### What is needed:
Return the material word for word. Do not include pictures.

** Begin Recorded information **

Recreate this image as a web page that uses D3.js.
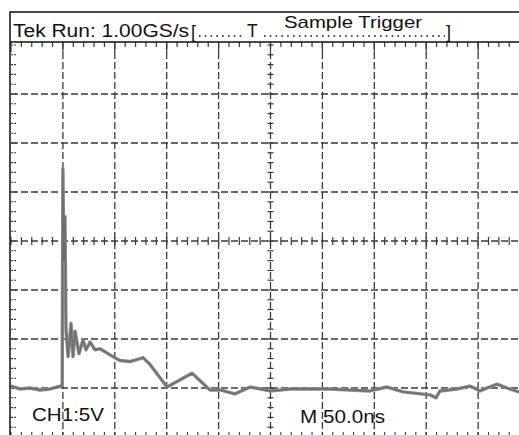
<!DOCTYPE html>
<html>
<head>
<meta charset="utf-8">
<title>Tek Run trace</title>
<script src="https://cdn.jsdelivr.net/npm/d3@7"></script>
<style>
body { margin: 0; background: #fff; }
text { font-family: "Liberation Sans", Arial, sans-serif; fill: #111; }
</style>
</head>
<body>
<script>
// CH1 trace: time in ns, level in volts (5 V/div, 50 ns/div)
var timeNs = [0, 8.7, 18.3, 27.9, 37.6, 44.3, 48.3, 49.3, 50, 51, 52, 53, 55, 57.8, 59.7, 61.7, 65.5, 69.4, 72.3, 76.1, 80.9,
              85.7, 98.3, 105, 114.6, 124.3, 127.2, 133.9, 150.3, 174.4, 191.7, 201.4, 215.8, 230.3, 249.5, 268.8,
              288, 307.3, 326.6, 345.9, 362.2, 377.7, 403.7, 409.4, 413.3, 429.7, 442.2, 451.8, 468.2, 477.8, 489.4, 500];
var voltsCh1 = [-14.8, -15.1, -15.0, -15.2, -15.1, -14.9, -14.8, -14.6, 7.4, -2.0, 2.5, -9.1, -11.8, -8.4, -11.8, -9.2, -11.5, -10.1, -11.1, -10.3, -11.1,
                -11.0, -11.8, -12.2, -12.3, -12.0, -11.9, -12.6, -14.9, -13.5, -15.2, -15.2, -15.6, -14.9, -15.3, -15.1,
                -15.1, -15.1, -15.2, -15.3, -14.9, -15.4, -15.7, -16.0, -15.3, -15.1, -14.8, -15.3, -14.6, -15.0, -15.4, -15.2];

var xDivs = [0, 50, 100, 150, 200, 250, 300, 350, 400, 450, 500];
var yDivs = [-20, -15, -10, -5, 0, 5, 10, 15, 20];

var w = 519, h = 435;

var svg = d3.select("body").append("svg")
    .attr("width", w)
    .attr("height", h);

var x = d3.scaleLinear().domain([0, 500]).range([11, 530]);
var y = d3.scaleLinear().domain([-20, 20]).range([437, 45]);

var grid = svg.append("g").attr("stroke", "#3a3a3a").attr("fill", "none");

// dashed divisions
grid.selectAll("line.v")
    .data(xDivs.slice(1, -1))
    .enter().append("line")
    .attr("x1", function(d) { return x(d); })
    .attr("x2", function(d) { return x(d); })
    .attr("y1", 42)
    .attr("y2", h)
    .attr("stroke-width", 1.3)
    .attr("stroke-dasharray", "7,3");

grid.selectAll("line.h")
    .data(yDivs.slice(1, -1))
    .enter().append("line")
    .attr("x1", 11)
    .attr("x2", w)
    .attr("y1", function(d) { return y(d); })
    .attr("y2", function(d) { return y(d); })
    .attr("stroke-width", 1.3)
    .attr("stroke-dasharray", "7,3");

// minor ticks, 5 per division
var minorX = d3.range(0, 501, 10);
var minorY = d3.range(-20, 20.1, 1);

grid.selectAll("line.tt")
    .data(minorX)
    .enter().append("line")
    .attr("x1", function(d) { return x(d); })
    .attr("x2", function(d) { return x(d); })
    .attr("y1", 42)
    .attr("y2", function(d) { return d % 50 == 0 ? 52 : 47; })
    .attr("stroke-width", 1.2);

grid.selectAll("line.bt")
    .data(minorX)
    .enter().append("line")
    .attr("x1", function(d) { return x(d); })
    .attr("x2", function(d) { return x(d); })
    .attr("y1", 432)
    .attr("y2", h)
    .attr("stroke-width", 1.1);

grid.selectAll("line.lt")
    .data(minorY)
    .enter().append("line")
    .attr("x1", 11)
    .attr("x2", 17)
    .attr("y1", function(d) { return y(d); })
    .attr("y2", function(d) { return y(d); })
    .attr("stroke-width", 1.1)
    .attr("stroke-dasharray", "2,1");

// center cross ticks
grid.selectAll("line.cx")
    .data(minorX)
    .enter().append("line")
    .attr("x1", function(d) { return x(d); })
    .attr("x2", function(d) { return x(d); })
    .attr("y1", y(0) - 4)
    .attr("y2", y(0) + 4)
    .attr("stroke-width", 1.2);

grid.selectAll("line.cy")
    .data(minorY)
    .enter().append("line")
    .attr("x1", x(250) - 3)
    .attr("x2", x(250) + 3)
    .attr("y1", function(d) { return y(d); })
    .attr("y2", function(d) { return y(d); })
    .attr("stroke-width", 1.2);

// trace
var line = d3.line()
    .x(function(d, i) { return x(timeNs[i]); })
    .y(function(d) { return y(d); });

svg.append("path")
    .datum(voltsCh1)
    .attr("d", line)
    .attr("fill", "none")
    .attr("stroke", "#8a8a8a")
    .attr("stroke-width", 3.4)
    .attr("stroke-linejoin", "round");

svg.append("path")
    .datum(voltsCh1)
    .attr("d", line)
    .attr("fill", "none")
    .attr("stroke", "#6e6e6e")
    .attr("stroke-width", 1.4)
    .attr("stroke-linejoin", "round");

// frame
svg.append("path")
    .attr("d", "M10," + h + "V12H" + w + "M10,42H" + w)
    .attr("fill", "none")
    .attr("stroke", "#111")
    .attr("stroke-width", 1.5);

// header: dotted leaders drawn as lines
svg.append("line").attr("x1", 199).attr("x2", 244).attr("y1", 36).attr("y2", 36)
    .attr("stroke", "#111").attr("stroke-width", 1.6).attr("stroke-dasharray", "1.6,4.2");
svg.append("line").attr("x1", 264).attr("x2", 445).attr("y1", 36).attr("y2", 36)
    .attr("stroke", "#111").attr("stroke-width", 1.6).attr("stroke-dasharray", "1.6,4.2");

svg.append("text").attr("x", 13).attr("y", 37).attr("font-size", 17.5)
    .attr("textLength", 176).attr("lengthAdjust", "spacingAndGlyphs")
    .text("Tek Run: 1.00GS/s");
svg.append("text").attr("x", 191).attr("y", 38).attr("font-size", 18).text("[");
svg.append("text").attr("x", 247).attr("y", 37).attr("font-size", 17.5).text("T");
svg.append("text").attr("x", 284).attr("y", 28).attr("font-size", 17)
    .attr("textLength", 138).attr("lengthAdjust", "spacingAndGlyphs")
    .text("Sample Trigger");
svg.append("text").attr("x", 446).attr("y", 38).attr("font-size", 18).text("]");

// readouts
svg.append("text").attr("x", 32).attr("y", 421).attr("font-size", 18)
    .attr("textLength", 72).attr("lengthAdjust", "spacingAndGlyphs")
    .text("CH1:5V");
svg.append("text").attr("x", 300).attr("y", 423).attr("font-size", 18)
    .attr("textLength", 85).attr("lengthAdjust", "spacingAndGlyphs")
    .text("M 50.0ns");
</script>
</body>
</html>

** End Recorded information **

### Answer to this problem:
Recreate this image as a web page that uses D3.js.
<!DOCTYPE html>
<html>
<head>
<meta charset="utf-8">
<title>Tek Run trace</title>
<script src="https://cdn.jsdelivr.net/npm/d3@7"></script>
<style>
body { margin: 0; background: #fff; }
text { font-family: "Liberation Sans", Arial, sans-serif; fill: #111; }
</style>
</head>
<body>
<script>
// CH1 trace: time in ns, level in volts (5 V/div, 50 ns/div)
var timeNs = [0, 8.7, 18.3, 27.9, 37.6, 44.3, 48.3, 49.3, 50, 51, 52, 53, 55, 57.8, 59.7, 61.7, 65.5, 69.4, 72.3, 76.1, 80.9,
              85.7, 98.3, 105, 114.6, 124.3, 127.2, 133.9, 150.3, 174.4, 191.7, 201.4, 215.8, 230.3, 249.5, 268.8,
              288, 307.3, 326.6, 345.9, 362.2, 377.7, 403.7, 409.4, 413.3, 429.7, 442.2, 451.8, 468.2, 477.8, 489.4, 500];
var voltsCh1 = [-14.8, -15.1, -15.0, -15.2, -15.1, -14.9, -14.8, -14.6, 7.4, -2.0, 2.5, -9.1, -11.8, -8.4, -11.8, -9.2, -11.5, -10.1, -11.1, -10.3, -11.1,
                -11.0, -11.8, -12.2, -12.3, -12.0, -11.9, -12.6, -14.9, -13.5, -15.2, -15.2, -15.6, -14.9, -15.3, -15.1,
                -15.1, -15.1, -15.2, -15.3, -14.9, -15.4, -15.7, -16.0, -15.3, -15.1, -14.8, -15.3, -14.6, -15.0, -15.4, -15.2];

var xDivs = [0, 50, 100, 150, 200, 250, 300, 350, 400, 450, 500];
var yDivs = [-20, -15, -10, -5, 0, 5, 10, 15, 20];

var w = 519, h = 435;

var svg = d3.select("body").append("svg")
    .attr("width", w)
    .attr("height", h);

var x = d3.scaleLinear().domain([0, 500]).range([11, 530]);
var y = d3.scaleLinear().domain([-20, 20]).range([437, 45]);

var grid = svg.append("g").attr("stroke", "#3a3a3a").attr("fill", "none");

// dashed divisions
grid.selectAll("line.v")
    .data(xDivs.slice(1, -1))
    .enter().append("line")
    .attr("x1", function(d) { return x(d); })
    .attr("x2", function(d) { return x(d); })
    .attr("y1", 42)
    .attr("y2", h)
    .attr("stroke-width", 1.3)
    .attr("stroke-dasharray", "7,3");

grid.selectAll("line.h")
    .data(yDivs.slice(1, -1))
    .enter().append("line")
    .attr("x1", 11)
    .attr("x2", w)
    .attr("y1", function(d) { return y(d); })
    .attr("y2", function(d) { return y(d); })
    .attr("stroke-width", 1.3)
    .attr("stroke-dasharray", "7,3");

// minor ticks, 5 per division
var minorX = d3.range(0, 501, 10);
var minorY = d3.range(-20, 20.1, 1);

grid.selectAll("line.tt")
    .data(minorX)
    .enter().append("line")
    .attr("x1", function(d) { return x(d); })
    .attr("x2", function(d) { return x(d); })
    .attr("y1", 42)
    .attr("y2", function(d) { return d % 50 == 0 ? 52 : 47; })
    .attr("stroke-width", 1.2);

grid.selectAll("line.bt")
    .data(minorX)
    .enter().append("line")
    .attr("x1", function(d) { return x(d); })
    .attr("x2", function(d) { return x(d); })
    .attr("y1", 432)
    .attr("y2", h)
    .attr("stroke-width", 1.1);

grid.selectAll("line.lt")
    .data(minorY)
    .enter().append("line")
    .attr("x1", 11)
    .attr("x2", 17)
    .attr("y1", function(d) { return y(d); })
    .attr("y2", function(d) { return y(d); })
    .attr("stroke-width", 1.1)
    .attr("stroke-dasharray", "2,1");

// center cross ticks
grid.selectAll("line.cx")
    .data(minorX)
    .enter().append("line")
    .attr("x1", function(d) { return x(d); })
    .attr("x2", function(d) { return x(d); })
    .attr("y1", y(0) - 4)
    .attr("y2", y(0) + 4)
    .attr("stroke-width", 1.2);

grid.selectAll("line.cy")
    .data(minorY)
    .enter().append("line")
    .attr("x1", x(250) - 3)
    .attr("x2", x(250) + 3)
    .attr("y1", function(d) { return y(d); })
    .attr("y2", function(d) { return y(d); })
    .attr("stroke-width", 1.2);

// trace
var line = d3.line()
    .x(function(d, i) { return x(timeNs[i]); })
    .y(function(d) { return y(d); });

svg.append("path")
    .datum(voltsCh1)
    .attr("d", line)
    .attr("fill", "none")
    .attr("stroke", "#8a8a8a")
    .attr("stroke-width", 3.4)
    .attr("stroke-linejoin", "round");

svg.append("path")
    .datum(voltsCh1)
    .attr("d", line)
    .attr("fill", "none")
    .attr("stroke", "#6e6e6e")
    .attr("stroke-width", 1.4)
    .attr("stroke-linejoin", "round");

// frame
svg.append("path")
    .attr("d", "M10," + h + "V12H" + w + "M10,42H" + w)
    .attr("fill", "none")
    .attr("stroke", "#111")
    .attr("stroke-width", 1.5);

// header: dotted leaders drawn as lines
svg.append("line").attr("x1", 199).attr("x2", 244).attr("y1", 36).attr("y2", 36)
    .attr("stroke", "#111").attr("stroke-width", 1.6).attr("stroke-dasharray", "1.6,4.2");
svg.append("line").attr("x1", 264).attr("x2", 445).attr("y1", 36).attr("y2", 36)
    .attr("stroke", "#111").attr("stroke-width", 1.6).attr("stroke-dasharray", "1.6,4.2");

svg.append("text").attr("x", 13).attr("y", 37).attr("font-size", 17.5)
    .attr("textLength", 176).attr("lengthAdjust", "spacingAndGlyphs")
    .text("Tek Run: 1.00GS/s");
svg.append("text").attr("x", 191).attr("y", 38).attr("font-size", 18).text("[");
svg.append("text").attr("x", 247).attr("y", 37).attr("font-size", 17.5).text("T");
svg.append("text").attr("x", 284).attr("y", 28).attr("font-size", 17)
    .attr("textLength", 138).attr("lengthAdjust", "spacingAndGlyphs")
    .text("Sample Trigger");
svg.append("text").attr("x", 446).attr("y", 38).attr("font-size", 18).text("]");

// readouts
svg.append("text").attr("x", 32).attr("y", 421).attr("font-size", 18)
    .attr("textLength", 72).attr("lengthAdjust", "spacingAndGlyphs")
    .text("CH1:5V");
svg.append("text").attr("x", 300).attr("y", 423).attr("font-size", 18)
    .attr("textLength", 85).attr("lengthAdjust", "spacingAndGlyphs")
    .text("M 50.0ns");
</script>
</body>
</html>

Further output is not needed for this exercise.